Although contemporary audiences might not understand how Crosby was an innovative singer who changed vocalization, the film goes into detail to show just how significant and influential he was.
The documentary also grapples with his relationships with his fellow performers – he was known to be generous and supportive of many of his colleagues – and with his family. Crosby had two sets of children each by his two wives. His reputation suffered when one of his older sons, Gary, published a book after his father’s death depicting him as a stern disciplinarian who practiced corporal punishment – a controversial characterization to this day.
His younger children, including actress Mary Crosby, defend their father.
My one unanswered question from viewing the film was about Bing’s relationship with his brother Bob, a talented musician and successful bandleader. I wondered if there was a level of competition or jealousy between them?
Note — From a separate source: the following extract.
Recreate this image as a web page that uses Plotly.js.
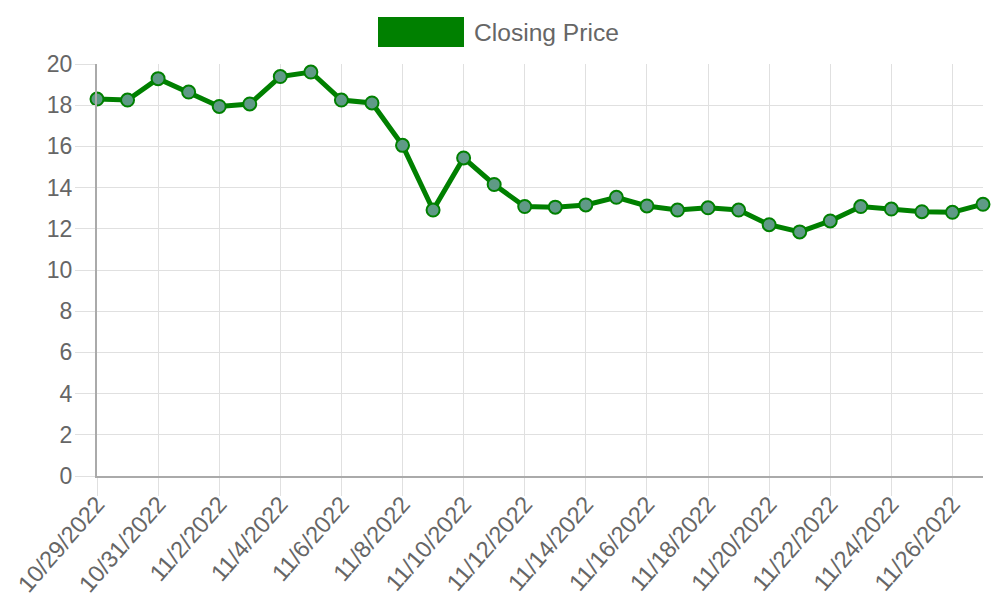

Although I was never a real fan of Crosby’s music – I do like the many “Road” films he made with Hope – this film certainly fascinated me and made me wonder if any of the people who are singers today will ever have the kind of career Crosby did. I think the answer is “no.”
I am Santa Claus
Many, many years ago, when I was a clean-shaven fat man, the city of Holyoke asked me if I would be the “official” Santa for a promotion of downtown businesses. I readily agreed and it was one of the best experiences of my life, especially when a young nephew of ours declared to my wife, “That was the real Santa.”
This very engaging documentary follows a group of men from around the country who not only become Santa for the holiday season, but also maintain the beard and the attitude all year round. One is a gay antique dealer in Texas, while another is a retired man in Michigan. There is a fire suppression system contractor in New York who has legally changed his name to Santa Claus, and a real estate agent in California. The fifth man profiled is former WWE wrestler Mick Foley, who is so in love with Christmas he has a permanent Christmas room in his home. The film details Foley’s decision to portray Saint Nick.
The film shows these men in their everyday lives and they all have their concerns and issues. When it comes to being Santa though, they’re dedicated to being the best Santa they can be, even the most curmudgeonly member of the group who swears and drinks.
They all speak about how being Santa makes them better people.
This is a great little documentary and very appropriate holiday viewing.